Weekly Debrief: What Does A Concept Design Reveal About China’s Next Fighter?
A new official rendering of a future fighter by a Chinese aircraft manufacturer offers some insights into one of the People’s Liberation Army Air Force’s (PLAAF) prized development projects, although perhaps not in the actual details shown by the released design.
The concept design appeared in a video released Jan. 31 on AVIC’s WeChat channel, showing a formation of three apparently tailless, supersonic fighters flashing by a stationary camera high above the clouds. But the revealed design seems unlikely to produce a viable configuration, with mixed-and-matched features seemingly patterned after a J-20-style nose and wings, F-22-style caret inlets and leading edge root extensions and nonfuturistic, exposed engine nozzles.
For China’s state-owned AVIC, the release of the media itself may be the message. The sudden disclosure adds to a steady drumbeat of messaging about the long-term development project and the future of Chinese military aviation.
By any modern-day measure, China has made significant progress over the past 12 years, fielding the J-20A stealth fighter by the dozens, nearing completion of J-35 fighter development and delivering new variants of homegrown versions of the Russian Flanker series, as well as the locally developed J-10.
Such an accelerated modernization agenda seemed difficult to imagine when the J-20 was revealed in 2011. At the time, the PLAAF consisted mainly of a small number of fourth-generation J-10s, J-11s and much older JH-7s and J-8s, with each taking decades to usher into production.
With the H-20 stealth bomber due to enter service later this decade, Chinese officials are making it increasingly clear that they will continue to develop new generations of fighters. Yang Wei, chief designer of the J-20, has hinted at plans for a seventh-generation fighter to follow a sixth-generation fighter. Speaking at the Zhuhai Air Show in November, Yang invoked the fifth-generation 20-, and 30-series, and promised future generational-level series.
“In addition to upgrading the J-20 in the 20 series aircraft, there will also be new developments, as people will eventually see members in the 30-, 40- and 50-series aircraft,” Global Times quoted Yang as saying on Nov. 7.

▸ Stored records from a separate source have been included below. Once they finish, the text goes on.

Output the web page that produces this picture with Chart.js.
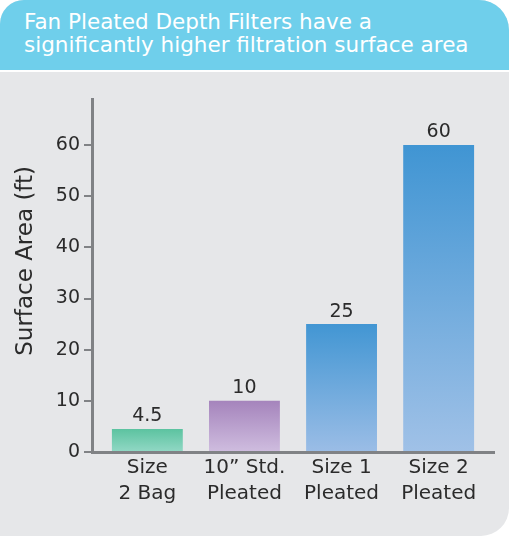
<!DOCTYPE html>
<html>
<head>
<meta charset="utf-8">
<script src="https://cdn.jsdelivr.net/npm/chart.js@4"></script>
<style>
html, body { margin: 0; padding: 0; background: #fff; }
#card { position: relative; width: 509px; height: 536px; background: #e6e7e9; border-radius: 24px 30px 28px 0; overflow: hidden; font-family: "DejaVu Sans", sans-serif; }
#head { height: 72px; background: #6fcfeb; border-bottom: 2px solid #fff; color: #fff; font-size: 21.5px; line-height: 23px; padding: 10px 0 0 24px; box-sizing: border-box; white-space: nowrap; }
#wrap { position: relative; width: 509px; height: 464px; }
</style>
</head>
<body>
<div id="card">
  <div id="head">Fan Pleated Depth Filters have a<br>significantly higher filtration surface area</div>
  <div id="wrap"><canvas id="mycanvas"></canvas></div>
</div>
<script>
var categories = [["Size", "2 Bag"], ["10\u201d Std.", "Pleated"], ["Size 1", "Pleated"], ["Size 2", "Pleated"]];
var values = [4.5, 10, 25, 60];
var valueText = ["4.5", "10", "25", "60"];
var topColors = ["#5cc3a0", "#a584bc", "#4296d3", "#4095d3"];
var bottomColors = ["#92d8c5", "#cfbddf", "#9bbde6", "#a0c1e7"];

var textColor = "#2b2b2b";
var axisColor = "#808285";
var fontFam = "'DejaVu Sans', sans-serif";

var points = values.map(function(v, i) { return {x: i, y: v}; });

// value labels on top of the bars
var barLabels = {
	id: "barLabels",
	afterDatasetsDraw: function(chart) {
		var ctx = chart.ctx;
		ctx.save();
		ctx.font = "19px " + fontFam;
		ctx.fillStyle = textColor;
		ctx.textAlign = "center";
		ctx.textBaseline = "bottom";
		chart.getDatasetMeta(0).data.forEach(function(bar, i) {
			ctx.fillText(valueText[i], bar.x, bar.y - 3);
		});
		ctx.restore();
	}
};

var ctx = document.getElementById("mycanvas");
var myBarChart = new Chart(ctx, {
	type: "bar",
	data: {
		datasets: [{
			data: points,
			categoryPercentage: 1,
			barPercentage: 0.73,
			borderWidth: 0,
			backgroundColor: function(c) {
				var chart = c.chart;
				if (!chart.chartArea) return topColors[c.dataIndex];
				var y = chart.scales.y;
				var top = y.getPixelForValue(values[c.dataIndex]);
				var bot = y.getPixelForValue(0);
				var g = chart.ctx.createLinearGradient(0, top, 0, bot);
				g.addColorStop(0, topColors[c.dataIndex]);
				g.addColorStop(1, bottomColors[c.dataIndex]);
				return g;
			}
		}]
	},
	options: {
		responsive: true,
		maintainAspectRatio: false,
		animation: false,
		events: [],
		layout: { padding: { top: 27, right: 15, left: 0, bottom: 0 } },
		plugins: { legend: { display: false }, tooltip: { enabled: false } },
		scales: {
			x: {
				type: "linear",
				offset: false,
				min: -0.57,
				max: 3.57,
				afterFit: function(s) { s.height = 84; },
				grid: { display: false, drawTicks: false, offset: false },
				border: { color: axisColor, width: 3 },
				ticks: {
					stepSize: 1,
					includeBounds: false,
					padding: 3,
					color: textColor,
					font: { family: fontFam, size: 20, lineHeight: 1.3 },
					callback: function(v) { return categories[v] || ""; }
				}
			},
			y: {
				min: 0,
				max: 69,
				afterFit: function(s) { s.width = 92; },
				grid: { drawOnChartArea: false, drawTicks: true, tickLength: 8, color: axisColor, lineWidth: 2 },
				border: { color: axisColor, width: 3 },
				ticks: {
					stepSize: 10,
					includeBounds: false,
					padding: 4,
					color: textColor,
					font: { family: fontFam, size: 19 }
				},
				title: {
					display: true,
					// leading spaces nudge the title up a bit, like the original
					text: "\u00a0\u00a0\u00a0\u00a0Surface Area (ft)",
					color: textColor,
					font: { family: fontFam, size: 23 },
					padding: { top: 12, bottom: 0 }
				}
			}
		}
	},
	plugins: [barLabels]
});
</script>
</body>
</html>
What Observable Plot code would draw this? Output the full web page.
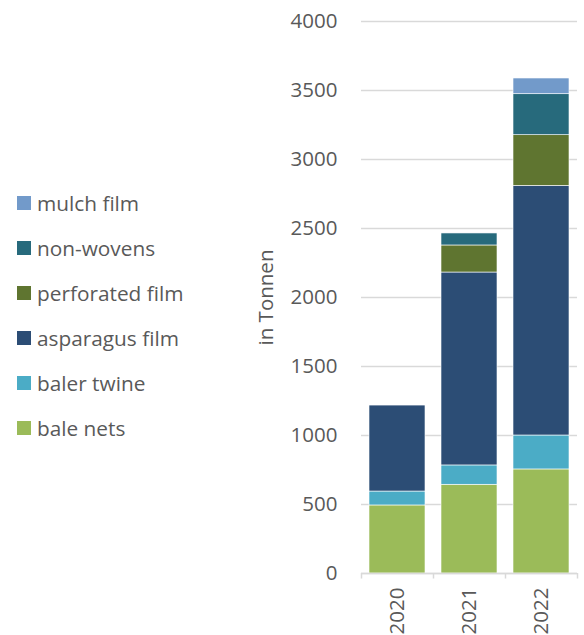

AVIC’s newly released concept design also follows broad trends, albeit not perhaps in the specific details. A tailless aircraft has consistently appeared in AVIC presentations and other visual clues of the sixth-generation fighter. In October 2021, for example, The War Zone website reported on new commercial satellite imagery, which showed a tailless, J-20-sized fighter parked near a hangar at the Chengdu aircraft plant. The same AVIC-owned facility designed and produced the J-20. Three years earlier, a photo of a placard circulating on Chinese social media said that the Chengdu Aerospace Corp. had submitted eight proposals for the sixth-generation fighter design, of which four models had completed testing in a low-altitude wind tunnel.
China typically does not release schedule details about future weapon systems, but the sixth-generation fighter might be an exception. Wang Haifeng, chief designer at Chengdu, said in an interview that the Chinese goal is to field a new fighter by 2035.